Loaves and Fishes

I have always known that poverty is prevalent in many large cities, but it is a very eye opening experience to see how close to home it really can be.  This past Wednesday, I traveled with Andrew, Mark, and Hannah to the Holy Rosary Church where a monthly community meal is held.  We were there to help serve food and provide assistance wherever we were needed.  The number of volunteering staff was slightly lower than they had expected, but they all welcomed us in as one of their own.

Until last Wednesday night, I hadn’t really experienced the face of Minneapolis that was before me.  Perhaps I had limited my image of the city to just the U of M campus and uptown Minneapolis.  Maybe I thought that poverty only existed in Denver or Chicago.  Whatever had been my source of unawareness was now gone.  There are people within our closest communities who are not as fortunate, who may not be able to eat a hot meal every night.  It becomes too easy to think about problems dealing with hunger in other countries and overlook those who are in our own neighborhoods.

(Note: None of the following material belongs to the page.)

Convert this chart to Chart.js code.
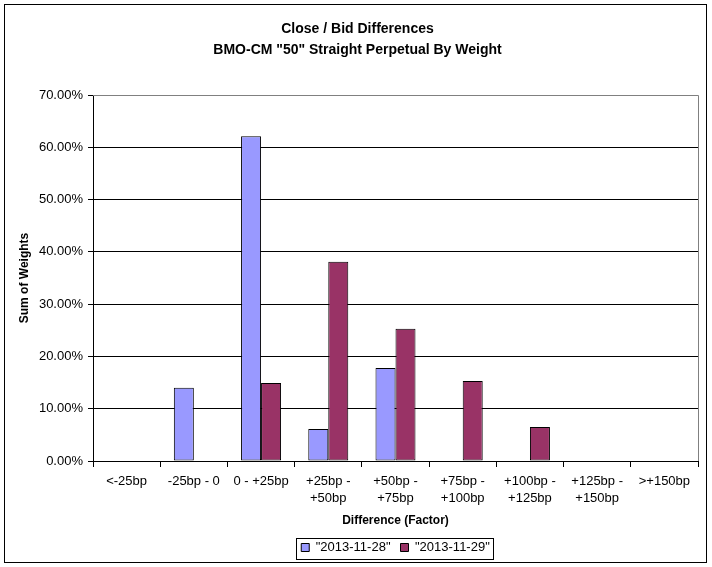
<!DOCTYPE html>
<html>
<head>
<meta charset="utf-8">
<script src="https://cdn.jsdelivr.net/npm/chart.js@4/dist/chart.umd.min.js"></script>
<style>
  html, body { margin: 0; padding: 0; background: #fff; }
  #wrap { width: 712px; height: 567px; }
</style>
</head>
<body>
<div id="wrap"><canvas id="c" width="712" height="567"></canvas></div>
<script>
const categories = [
  ["<-25bp"], ["-25bp - 0"], ["0 - +25bp"], ["+25bp -", "+50bp"], ["+50bp -", "+75bp"],
  ["+75bp -", "+100bp"], ["+100bp -", "+125bp"], ["+125bp -", "+150bp"], [">+150bp"]
];
const seriesNames = ['"2013-11-28"', '"2013-11-29"'];
const values1128 = [0, 14.0, 62.1, 6.1, 17.8, 0, 0, 0, 0];
const values1129 = [0, 0, 14.9, 38.1, 25.3, 15.3, 6.5, 0, 0];
const yTicks = [0, 10, 20, 30, 40, 50, 60, 70];

const FONT = "'Liberation Sans', Arial, sans-serif";

const frame = {
  id: 'frame',
  beforeDraw(chart) {
    const ctx = chart.ctx;
    ctx.save();
    ctx.fillStyle = '#fff';
    ctx.fillRect(0, 0, chart.width, chart.height);
    ctx.restore();
    const lg = chart.legend, a = chart.chartArea;
    if (lg && !lg._shifted) {
      const shift = Math.round((a.left + a.right) / 2 - (lg.left + lg.right) / 2);
      lg.left += shift; lg.right += shift;
      (lg.legendHitBoxes || []).forEach(h => { h.left += shift; });
      lg._shifted = true;
    }
  },
  beforeDatasetsDraw(chart) {
    const a = chart.chartArea, ctx = chart.ctx;
    ctx.save();
    ctx.strokeStyle = '#808080';
    ctx.lineWidth = 1;
    ctx.beginPath();
    ctx.moveTo(a.left, Math.round(a.top) + 0.5);
    ctx.lineTo(Math.round(a.right) + 0.5, Math.round(a.top) + 0.5);
    ctx.lineTo(Math.round(a.right) + 0.5, a.bottom);
    ctx.stroke();
    ctx.restore();
  },
  afterDraw(chart) {
    const ctx = chart.ctx;
    ctx.save();
    ctx.strokeStyle = '#000';
    ctx.lineWidth = 1;
    ctx.strokeRect(4.5, 4.5, 702, 558);
    const lg = chart.legend;
    if (lg && lg.legendHitBoxes && lg.legendHitBoxes.length) {
      let l = Infinity, r = -Infinity;
      lg.legendHitBoxes.forEach(h => { l = Math.min(l, h.left); r = Math.max(r, h.left + h.width); });
      ctx.strokeRect(Math.round(l) - 4.5, 538.5, Math.round(r - l) + 8, 21);
    }
    ctx.restore();
  }
};

new Chart(document.getElementById('c'), {
  type: 'bar',
  data: {
    labels: categories,
    datasets: [
      { label: seriesNames[0], data: values1128, backgroundColor: '#9999FF', borderColor: '#000', borderWidth: 1, borderSkipped: false, barPercentage: 1, categoryPercentage: 0.595 },
      { label: seriesNames[1], data: values1129, backgroundColor: '#993366', borderColor: '#000', borderWidth: 1, borderSkipped: false, barPercentage: 1, categoryPercentage: 0.595 }
    ]
  },
  options: {
    responsive: false,
    animation: false,
    devicePixelRatio: 1,
    layout: { padding: { left: 17, right: 14, top: 0, bottom: 3 } },
    plugins: {
      tooltip: { enabled: false },
      title: {
        display: true,
        text: ['Close / Bid Differences', 'BMO-CM "50" Straight Perpetual By Weight'],
        color: '#000',
        font: { family: FONT, size: 14, weight: 'bold', lineHeight: 1.5 },
        padding: { top: 19, bottom: 34 }
      },
      legend: {
        position: 'bottom',
        labels: {
          color: '#000',
          font: { family: FONT, size: 13 },
          boxWidth: 8,
          boxHeight: 8,
          padding: 10
        }
      }
    },
    scales: {
      x: {
        offset: true,
        afterFit(s) { s.height = 70; },
        grid: { offset: true, drawOnChartArea: false, color: '#000', tickLength: 6, tickColor: '#000' },
        border: { display: true, color: '#000' },
        ticks: { color: '#000', font: { family: FONT, size: 13, lineHeight: 1.3 }, maxRotation: 0, autoSkip: false, padding: 6 },
        title: { display: true, text: 'Difference (Factor)', color: '#000', font: { family: FONT, size: 12, weight: 'bold' }, padding: { top: 4, bottom: 3 } }
      },
      y: {
        min: 0,
        max: 70,
        afterFit(s) { s.width = 76; },
        afterBuildTicks(s) { s.ticks = yTicks.map(v => ({ value: v })); },
        grid: {
          color: c => (c.tick && c.tick.value === 70) ? '#808080' : '#000',
          tickColor: '#000',
          tickLength: 5
        },
        border: { display: true, color: '#000' },
        ticks: { color: '#000', font: { family: FONT, size: 13 }, padding: 5, callback: v => v.toFixed(2) + '%' },
        title: { display: true, text: 'Sum of Weights', color: '#000', font: { family: FONT, size: 12, weight: 'bold' }, padding: { top: 0, bottom: 0 } }
      }
    }
  },
  plugins: [frame]
});
</script>
</body>
</html>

It is also clear that some people have trouble asking others for help when it is most needed.  I will agree that I am guilty of this more often than I am willing to admit.  It becomes hard to know what is truly the best course of action to deal with hunger in our community, because we don’t always know who is in need, or how we can help them.  When it comes to hunger, I am often reminded of Matthew 25:35.  It reads; “for I was hungry and you gave me food, I was thirsty and you gave me something to drink, I was a stranger and you welcomed me, I was naked and you gave me clothing, I was sick and you took care of me, I was in prison and you visited me.”  This shows us how important it is that we must help those who are in need, and how any small amount of love you give to someone can have a profound impact on their life.